Yo asigno notas porque el sistema me obliga. De mi parte, ya hace días me habría liberado de ellas porque estoy convencida de que una persona no es la calificación que obtiene y que el examen estándar sirve para muy poco. Una evaluación real es un proceso de acompañamiento que debería permitir ver a la persona, sus capacidades, sus límites, comprenderla, acompañarla, hacer correcciones para su mejora y ayudarla en su proceso de crecimiento. La mal entendida «evaluación» tal como se concibe hoy en día ha sido diseñada para la competencia, para ponerle la bota en la cara al otro cada vez que sea necesario, para pensar —antes, después y siempre— «solo en mí». Nos educa en la arrogancia y nos está invitando permanentemente al individualismo, haciéndonos olvidar que somos parte de un conjunto y, antes que a una parte, pertenecemos a un todo.

Si pudiera decir algo a todas esas personas que siguen preocupándose mucho por las notas, les diría que se olviden de ellas. El sistema de obtención de calificaciones solo sirve para legitimar mentiras.  Cuando reviso una tarea sabiendo que fue copiada, miento. Mienten los estudiantes al responder que «sí» entendieron cuando la experiencia me dice que muy pocos jóvenes comprenden a la primera.
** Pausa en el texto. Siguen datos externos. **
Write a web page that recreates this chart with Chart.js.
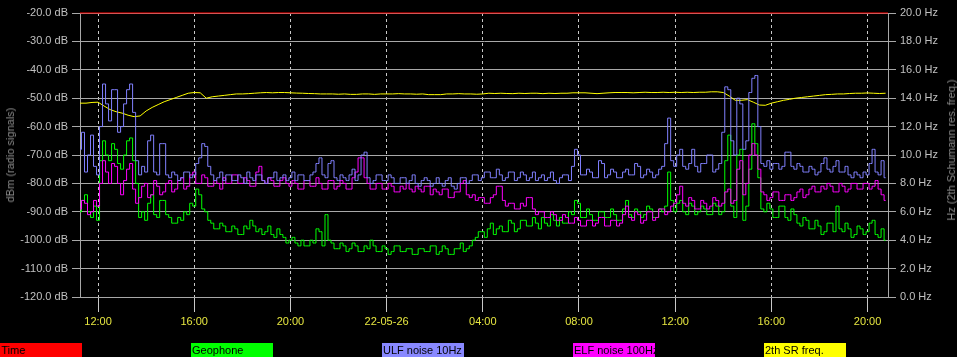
<!DOCTYPE html>
<html>
<head>
<meta charset="utf-8">
<script src="https://cdn.jsdelivr.net/npm/chart.js@4/dist/chart.umd.min.js"></script>
<style>
html,body{margin:0;padding:0;background:#000;}
#wrap{position:relative;width:957px;height:357px;background:#000;overflow:hidden;font-family:"Liberation Sans",Arial,sans-serif;}
#c{position:absolute;left:0;top:0;}
.ytitle{position:absolute;color:#8c8c8c;font-size:11px;white-space:nowrap;transform:translate(-50%,-50%) rotate(-90deg);}
.leg{position:absolute;top:343px;height:14px;width:82px;font-size:11px;line-height:14px;color:#000;padding-left:1px;box-sizing:border-box;white-space:nowrap;overflow:hidden;}
</style>
</head>
<body>
<div id="wrap">
<canvas id="c" width="957" height="357"></canvas>
<div class="ytitle" style="left:10px;top:155px;">dBm (radio signals)</div>
<div class="ytitle" style="left:951px;top:150px;">Hz (2th Schumann res. freq.)</div>
<div id="legend"></div>
</div>
<script>
// ---- DATA ----
// time in hours since 22-05-25 00:00, starting 11:15
const startHour = 11.25;
const noiseStep = 0.125;   // step of the three radio series
const freqStep = 0.25;     // step of the SR frequency series
const endHourAxis = 44.85;
const tickHours = [12, 16, 20, 24, 28, 32, 36, 40, 44];
const tickLabels = ["12:00", "16:00", "20:00", "22-05-26", "04:00", "08:00", "12:00", "16:00", "20:00"];
const seriesNames = ["Time", "Geophone", "ULF noise 10Hz", "ELF noise 100Hz", "2th SR freq."];
const seriesColors = ["#ff0000", "#00ff00", "#8888ff", "#ff00ff", "#ffff00"];

const timeLevel = [-20, -20];

const geophone = [
-90,-86,-84,-90,-92,-88,-93,-72,-65,-70,
-72,-66,-68,-73,-75,-70,-65,-64,-72,-80,
-92,-90,-93,-87,-84,-91,-92,-86,-86,-91,
-92,-94,-94,-92,-93,-90,-91,-87,-88,-82,
-84,-89,-90,-93,-94,-96,-96,-94,-95,-97,
-97,-95,-96,-98,-98,-95,-96,-93,-95,-97,
-96,-98,-97,-95,-98,-99,-96,-98,-99,-101,
-100,-99,-101,-102,-100,-102,-102,-100,-101,-96,
-97,-102,-91,-100,-101,-103,-103,-101,-102,-104,
-103,-101,-102,-104,-104,-102,-103,-100,-102,-104,
-104,-102,-103,-105,-104,-102,-102,-104,-104,-103,
-103,-105,-105,-103,-103,-104,-104,-102,-102,-105,
-104,-102,-103,-105,-105,-103,-103,-101,-104,-103,
-102,-100,-99,-97,-97,-99,-96,-94,-98,-96,
-95,-97,-97,-93,-94,-97,-96,-93,-93,-95,
-95,-92,-94,-96,-92,-94,-95,-91,-93,-95,
-92,-94,-94,-90,-91,-86,-87,-92,-92,-89,
-91,-93,-93,-90,-90,-92,-92,-89,-91,-93,
-93,-89,-86,-91,-92,-89,-90,-92,-91,-88,
-89,-92,-92,-89,-90,-88,-76,-86,-90,-87,
-86,-90,-91,-87,-88,-91,-90,-88,-89,-91,
-91,-87,-88,-91,-90,-72,-63,-88,-92,-70,
-68,-93,-88,-75,-59,-66,-78,-89,-90,-87,
-89,-92,-92,-88,-88,-92,-93,-89,-91,-94,
-95,-92,-93,-96,-96,-93,-95,-98,-97,-94,
-94,-97,-88,-96,-97,-94,-96,-99,-98,-95,
-96,-98,-97,-94,-93,-98,-99,-96,-100
];

const ulfNoise = [
-68,-62,-76,-70,-63,-74,-77,-60,-45,-52,
-58,-47,-47,-62,-60,-52,-47,-45,-55,-72,
-77,-74,-76,-65,-63,-76,-77,-66,-66,-77,
-78,-76,-77,-79,-78,-76,-76,-78,-77,-73,
-71,-66,-67,-74,-77,-79,-78,-76,-79,-77,
-77,-79,-79,-77,-78,-80,-76,-78,-79,-77,
-77,-79,-80,-78,-78,-76,-79,-78,-77,-79,
-78,-76,-79,-77,-77,-79,-79,-77,-76,-73,
-71,-77,-78,-73,-72,-78,-79,-77,-78,-79,
-77,-75,-79,-77,-70,-69,-78,-80,-79,-77,
-77,-79,-79,-77,-78,-80,-80,-78,-78,-80,
-79,-77,-80,-81,-79,-78,-79,-81,-80,-78,
-80,-81,-79,-78,-81,-82,-80,-78,-78,-80,
-79,-77,-77,-79,-78,-76,-76,-78,-78,-75,
-77,-79,-78,-76,-76,-79,-78,-76,-77,-79,
-78,-76,-79,-78,-77,-79,-78,-76,-79,-80,
-78,-77,-77,-79,-74,-68,-70,-77,-77,-75,
-76,-78,-78,-72,-73,-78,-77,-75,-76,-78,
-78,-76,-75,-77,-77,-73,-74,-78,-77,-75,
-76,-78,-77,-75,-74,-66,-57,-72,-74,-70,
-68,-74,-75,-73,-68,-74,-76,-73,-73,-70,
-70,-76,-75,-73,-62,-46,-47,-65,-70,-50,
-52,-68,-65,-48,-43,-42,-60,-73,-74,-72,
-75,-73,-73,-75,-74,-69,-69,-74,-75,-73,
-74,-76,-76,-74,-75,-77,-76,-73,-71,-75,
-76,-74,-72,-76,-76,-74,-77,-78,-76,-77,
-78,-76,-77,-73,-68,-76,-77,-72,-78
];

const elfNoise = [
-89,-86,-87,-91,-90,-86,-88,-80,-72,-76,
-80,-73,-74,-80,-84,-79,-75,-73,-82,-87,
-85,-81,-80,-85,-84,-79,-81,-84,-83,-80,
-79,-83,-82,-79,-78,-82,-81,-77,-76,-80,
-80,-77,-78,-81,-81,-79,-80,-82,-78,-80,
-80,-77,-77,-80,-80,-78,-79,-81,-81,-76,
-74,-79,-80,-78,-79,-81,-81,-79,-78,-80,
-81,-79,-80,-82,-82,-79,-79,-81,-81,-78,
-80,-82,-82,-79,-79,-82,-81,-79,-80,-82,
-82,-78,-76,-71,-71,-78,-80,-82,-82,-80,
-80,-82,-82,-80,-81,-83,-83,-81,-82,-80,
-82,-83,-81,-82,-83,-81,-81,-84,-82,-83,
-84,-82,-82,-85,-85,-83,-83,-80,-79,-84,
-85,-84,-86,-85,-85,-87,-87,-85,-84,-81,
-81,-86,-88,-87,-87,-89,-89,-87,-88,-85,
-85,-89,-91,-90,-90,-92,-92,-90,-91,-93,
-93,-91,-92,-94,-94,-92,-93,-95,-95,-93,
-93,-95,-94,-92,-92,-95,-95,-93,-93,-95,
-94,-91,-88,-92,-93,-90,-91,-94,-93,-90,
-90,-93,-92,-89,-89,-91,-90,-88,-87,-84,
-81,-87,-88,-85,-86,-89,-89,-86,-87,-89,
-88,-85,-86,-88,-87,-83,-82,-87,-86,-75,
-72,-84,-80,-70,-66,-70,-75,-83,-84,-86,
-85,-83,-83,-86,-86,-84,-84,-86,-85,-83,
-82,-85,-84,-82,-81,-83,-83,-81,-82,-80,
-81,-83,-83,-80,-81,-83,-82,-80,-80,-82,
-82,-80,-80,-82,-81,-79,-82,-84,-86
];

const srFreq = [
13.65,13.65,13.7,13.72,13.45,13.2,13.05,12.95,12.8,12.7,
12.75,13.1,13.35,13.55,13.75,13.9,14.05,14.2,14.35,14.4,
14.38,14.0,14.1,14.15,14.2,14.25,14.3,14.3,14.32,14.35,
14.38,14.4,14.38,14.4,14.4,14.38,14.36,14.35,14.33,14.32,
14.3,14.3,14.3,14.28,14.3,14.27,14.27,14.3,14.3,14.27,
14.3,14.3,14.3,14.32,14.3,14.3,14.28,14.3,14.25,14.25,
14.25,14.3,14.3,14.32,14.3,14.3,14.28,14.3,14.35,14.33,
14.35,14.33,14.32,14.35,14.33,14.35,14.35,14.32,14.35,14.33,
14.35,14.35,14.38,14.38,14.38,14.35,14.32,14.35,14.38,14.4,
14.4,14.4,14.38,14.4,14.42,14.4,14.4,14.42,14.4,14.42,
14.4,14.42,14.4,14.42,14.42,14.45,14.45,14.4,14.15,13.85,
13.85,13.9,13.72,13.52,13.5,13.65,13.75,13.85,13.92,14.0,
14.05,14.1,14.15,14.2,14.25,14.27,14.3,14.3,14.33,14.35,
14.35,14.37,14.35,14.33,14.35
];

// ---- BUILD ----
const toPts = (arr, step) => arr.map((v, i) => ({x: startHour + i * step, y: v}));

const legendEl = document.getElementById('legend');
seriesNames.forEach((n, i) => {
  const d = document.createElement('div');
  d.className = 'leg';
  d.style.left = (i * 191) + 'px';
  d.style.background = seriesColors[i];
  d.textContent = n;
  legendEl.appendChild(d);
});

Chart.defaults.font.family = '"Liberation Sans", Arial, sans-serif';
Chart.defaults.font.size = 11;

const line = (label, data, color, axis, extra) => Object.assign({
  label, data, borderColor: color, backgroundColor: color, borderWidth: 1,
  pointRadius: 0, tension: 0, yAxisID: axis, fill: false
}, extra || {});

new Chart(document.getElementById('c'), {
  type: 'line',
  data: {
    datasets: [
      line(seriesNames[2], toPts(ulfNoise, noiseStep), '#8080ff', 'y', {stepped: 'middle'}),
      line(seriesNames[3], toPts(elfNoise, noiseStep), '#ff00ff', 'y', {stepped: 'middle'}),
      line(seriesNames[1], toPts(geophone, noiseStep), '#00ff00', 'y', {stepped: 'middle'}),
      line(seriesNames[4], toPts(srFreq, freqStep), '#ffff00', 'y1'),
      line(seriesNames[0], [{x: startHour, y: timeLevel[0]}, {x: endHourAxis, y: timeLevel[1]}], '#ff0000', 'y', {clip: false})
    ]
  },
  options: {
    responsive: false,
    devicePixelRatio: 1,
    animation: false,
    layout: {padding: {top: 13, left: 0, right: 0, bottom: 0}},
    plugins: {legend: {display: false}, tooltip: {enabled: false}, title: {display: false}},
    scales: {
      x: {
        type: 'linear', min: startHour, max: endHourAxis,
        afterBuildTicks: s => { s.ticks = tickHours.map(v => ({value: v})); },
        afterFit: s => { s.height = 60; },
        ticks: {
          color: '#e6e640', padding: 3, maxRotation: 0, autoSkip: false,
          callback: v => { const k = tickHours.indexOf(v); return k >= 0 ? tickLabels[k] : ''; }
        },
        grid: {color: '#c8c8c8', lineWidth: 1, tickLength: 15, drawOnChartArea: true},
        border: {display: false, dash: [3, 3]}
      },
      y: {
        position: 'left', min: -120, max: -20,
        afterFit: s => { s.width = 80; },
        ticks: {stepSize: 10, color: '#c0c0c0', padding: 4, callback: v => v.toFixed(1) + ' dB'},
        grid: {color: '#a8a8a8', lineWidth: 1, tickLength: 8},
        border: {display: true, color: '#a8a8a8'}
      },
      y1: {
        position: 'right', min: 0, max: 20,
        afterFit: s => { s.width = 69; },
        ticks: {stepSize: 2, color: '#c0c0c0', padding: 4, callback: v => v.toFixed(1) + ' Hz'},
        grid: {color: '#a8a8a8', lineWidth: 1, tickLength: 8, drawOnChartArea: false},
        border: {display: true, color: '#a8a8a8'}
      }
    }
  }
});
</script>
</body>
</html>
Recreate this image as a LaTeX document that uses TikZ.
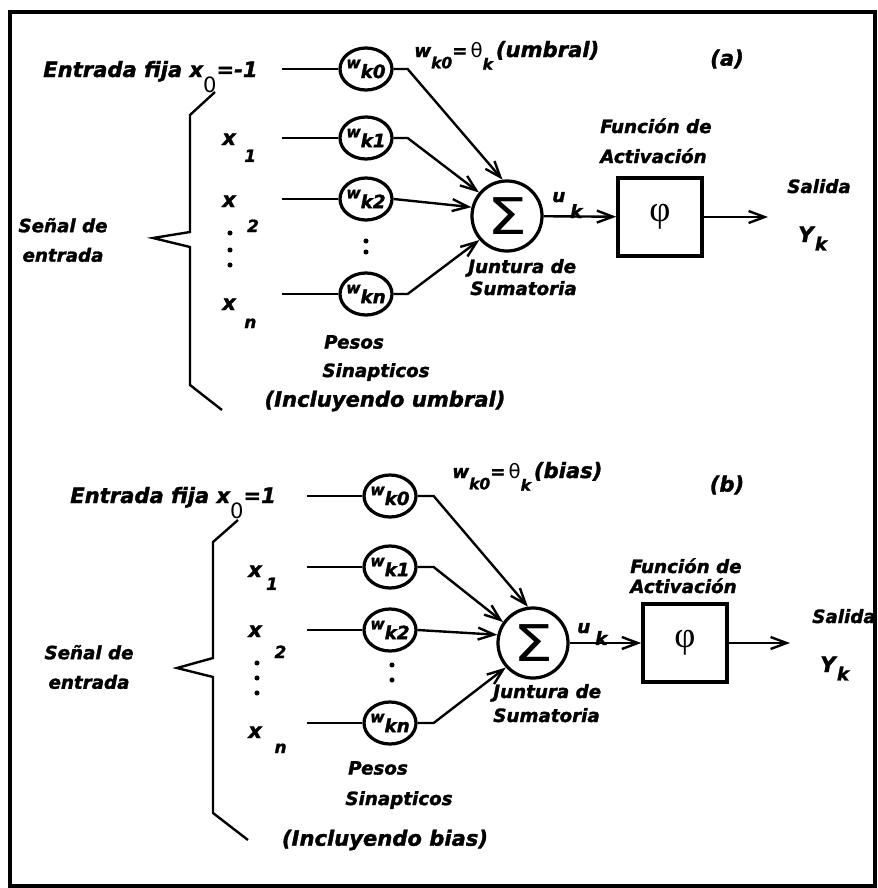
\documentclass[tikz,border=0pt]{standalone}
\usepackage{fontspec}
\setmainfont{DejaVu Sans}[BoldItalicFeatures={FakeBold=1.6}]
\newfontfamily\phifont{Liberation Serif}
\usetikzlibrary{arrows.meta,positioning,shapes.geometric}

\newcommand{\bajo}[3]{\raisebox{#1}{\fontsize{#2}{#2}\selectfont #3}}
\newcommand{\wk}[1]{{\fontsize{11}{11}\selectfont w}\bajo{-7pt}{13}{#1}}
\newcommand{\teta}{{\normalfont\fontsize{14}{14}\selectfont θ}}

\begin{document}
\begin{tikzpicture}[
  x=0.025cm, y=-0.025cm,
  txt/.style={inner sep=0pt,font=\fontsize{13}{15}\selectfont\bfseries\itshape},
  big/.style={inner sep=0pt,font=\fontsize{15}{18}\selectfont\bfseries\itshape},
  dos/.style={inner sep=0pt,align=center,font=\fontsize{13}{21}\selectfont\bfseries\itshape},
  peso/.style={ellipse,draw,line width=2.3pt,minimum width=1.3cm,minimum height=1.05cm,inner sep=-4pt,font=\bfseries\itshape},
  suma/.style={circle,draw,line width=2.3pt,minimum size=1.75cm,inner sep=0pt,font=\fontsize{36}{36}\selectfont},
  caja/.style={draw,line width=2.5pt,minimum width=2.1cm,minimum height=1.95cm,inner sep=0pt,font=\phifont\fontsize{26}{26}\selectfont},
  linea/.style={line width=1.7pt},
  arrow/.style={-{Straight Barb[length=4mm,width=3mm]},line width=1.7pt}
]
\useasboundingbox (0,0) rectangle (877,888);
\draw[line width=2.6pt] (10,12) rectangle (875,886);

% (a) con umbral
\node[big,anchor=base west] (ea) at (43,77) {Entrada fija x\bajo{-10.7pt}{15}{\normalfont 0}=-1};
\node[dos] (senala) at (63,240) {Señal de\\entrada};
\draw[linea] (215,92) -- (190,115) -- (190,232) -- (153,238) -- (190,247) -- (190,385) -- (222,410);
\node[big,anchor=base west] (xa1) at (222,145) {x\hspace{6pt}\bajo{-12pt}{12}{1}};
\node[big,anchor=base west] (xa2) at (222,207) {x\hspace{8pt}\bajo{-17.8pt}{12}{2}};
\node[big,anchor=base west] (xan) at (222,310) {x\hspace{6pt}\bajo{-12.8pt}{12}{n}};
\fill (230,233) circle (1.8pt) (230,250) circle (1.8pt) (230,265) circle (1.8pt);

\coordinate (ia0) at (282,69);
\coordinate (ia1) at (282,138);
\coordinate (ia2) at (282,199);
\coordinate (ian) at (282,294);
\node[peso] (wa0) at (366,69) {\wk{k0}};
\node[peso] (wa1) at (366,138) {\wk{k1}};
\node[peso] (wa2) at (366,199) {\wk{k2}};
\node[peso] (wan) at (366,294) {\wk{kn}};
\fill (366,241) circle (1.8pt) (366,252) circle (1.8pt);
\draw[linea] (ia0) -- (wa0);
\draw[linea] (ia1) -- (wa1);
\draw[linea] (ia2) -- (wa2);
\draw[linea] (ian) -- (wan);

\node[txt,anchor=base west] (ta) at (414,57) {w\bajo{-8pt}{11}{k0}=\,\teta\bajo{-9pt}{11}{k}\,{\fontsize{15}{15}\selectfont(umbral)}};
\node[big] (la) at (727,59) {(a)};

\node[suma] (sa) at (507,216) {\scalebox{1.25}[1]{Σ}};
\draw[arrow] (wa0.east) -- ++(14,0) -- (sa.97);
\draw[arrow] (wa1.east) -- ++(14,0) -- (sa.140);
\draw[arrow] (wa2.east) -- (sa.166);
\draw[arrow] (wan.east) -- ++(14,0) -- (sa.221);
\node[txt,anchor=base west] (ja) at (468,273) {Juntura de};
\node[txt,anchor=base west] (sma) at (470,295) {Sumatoria};
\node[txt] (pesa) at (354,342) {Pesos};
\node[txt] (sina) at (376,372) {Sinapticos};
\node[big] (inca) at (385,401) {(Incluyendo umbral)};

\node[txt,anchor=base west] (ua) at (552,202) {u\hspace{3.5pt}\bajo{-11.4pt}{13}{k}};
\node[txt,anchor=base west] (fa) at (600,133) {Función de};
\node[txt,anchor=base west] (aa) at (600,163) {Activación};
\node[caja] (pa) at (660,217) {φ};
\coordinate (oa) at (768,217);
\draw[arrow] (sa) -- (pa);
\draw[arrow] (pa) -- (oa);
\node[txt,anchor=base west] (sala) at (787,193) {Salida};
\node[big,anchor=base west] (ya) at (798,242) {Y\hspace{1pt}\bajo{-6pt}{13}{k}};

% (b) con bias
\node[big,anchor=base west] (eb) at (70,503) {Entrada fija x\bajo{-10.7pt}{15}{\normalfont 0}=1};
\node[dos] (senalb) at (89,667) {Señal de\\entrada};
\draw[linea] (238,520) -- (213,542) -- (213,658) -- (177,668) -- (213,677) -- (213,813) -- (248,840);
\node[big,anchor=base west] (xb1) at (248,577) {x\hspace{3pt}\bajo{-9.2pt}{12}{1}};
\node[big,anchor=base west] (xb2) at (248,637) {x\hspace{9pt}\bajo{-15pt}{12}{2}};
\node[big,anchor=base west] (xbn) at (248,738) {x\hspace{9pt}\bajo{-10.7pt}{12}{n}};
\fill (257,663) circle (1.8pt) (257,678) circle (1.8pt) (257,693) circle (1.8pt);

\coordinate (ib0) at (307,496);
\coordinate (ib1) at (307,567);
\coordinate (ib2) at (307,630);
\coordinate (ibn) at (307,723);
\node[peso] (wb0) at (390,496) {\wk{k0}};
\node[peso] (wb1) at (390,567) {\wk{k1}};
\node[peso] (wb2) at (390,630) {\wk{k2}};
\node[peso] (wbn) at (390,723) {\wk{kn}};
\fill (392,665) circle (1.8pt) (392,680) circle (1.8pt);
\draw[linea] (ib0) -- (wb0);
\draw[linea] (ib1) -- (wb1);
\draw[linea] (ib2) -- (wb2);
\draw[linea] (ibn) -- (wbn);

\node[txt,anchor=base west] (tb) at (452,478) {w\bajo{-8pt}{11}{k0}=\,\teta\bajo{-9pt}{11}{k}\,{\fontsize{15}{15}\selectfont(bias)}};
\node[big] (lb) at (727,485) {(b)};

\node[suma] (sb) at (533,643) {\scalebox{1.25}[1]{Σ}};
\draw[arrow] (wb0.east) -- ++(16,0) -- (sb.98);
\draw[arrow] (wb1.east) -- ++(16,0) -- (sb.145);
\draw[arrow] (wb2.east) -- (sb.167);
\draw[arrow] (wbn.east) -- ++(16,0) -- (sb.222);
\node[txt,anchor=base west] (jb) at (493,698) {Juntura de};
\node[txt,anchor=base west] (smb) at (493,722) {Sumatoria};
\node[txt] (pesb) at (378,768) {Pesos};
\node[txt] (sinb) at (399,800) {Sinapticos};
\node[big] (incb) at (385,840) {(Incluyendo bias)};

\node[txt,anchor=base west] (ub) at (577,633) {u\hspace{3.5pt}\bajo{-8.5pt}{13}{k}};
\node[txt,anchor=base west] (fb) at (630,573) {Función de};
\node[txt,anchor=base west] (ab) at (630,593) {Activación};
\node[caja] (pb) at (685,643) {φ};
\coordinate (ob) at (790,643);
\draw[arrow] (sb) -- (pb);
\draw[arrow] (pb) -- (ob);
\node[txt,anchor=base west] (salb) at (812,623) {Salida};
\node[big,anchor=base west] (yb) at (820,672) {Y\hspace{1pt}\bajo{-6pt}{13}{k}};
\end{tikzpicture}
\end{document}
Se falta a la verdad cuando digo que enseño reacciones químicas sin tener siquiera reactivos en el centro educativo, y es un real engaño decir que quienes sacaron 100 en ese tema realmente lo saben.

Sueño con el día en que en lugar de estar viendo de dónde saco números para «evaluar» pueda invertirlo en lo realmente importante: enseñar. Si se eliminan las notas se acabará la competencia. Quizá si no hay notas el eterno problema del fraude y la copia también terminarían. ¿Qué tal si por fin surge un nuevo criterio para la realización de las tareas? La satisfacción de hacerlas por el simple hecho de hacerlas bien, y que con eso sea suficiente.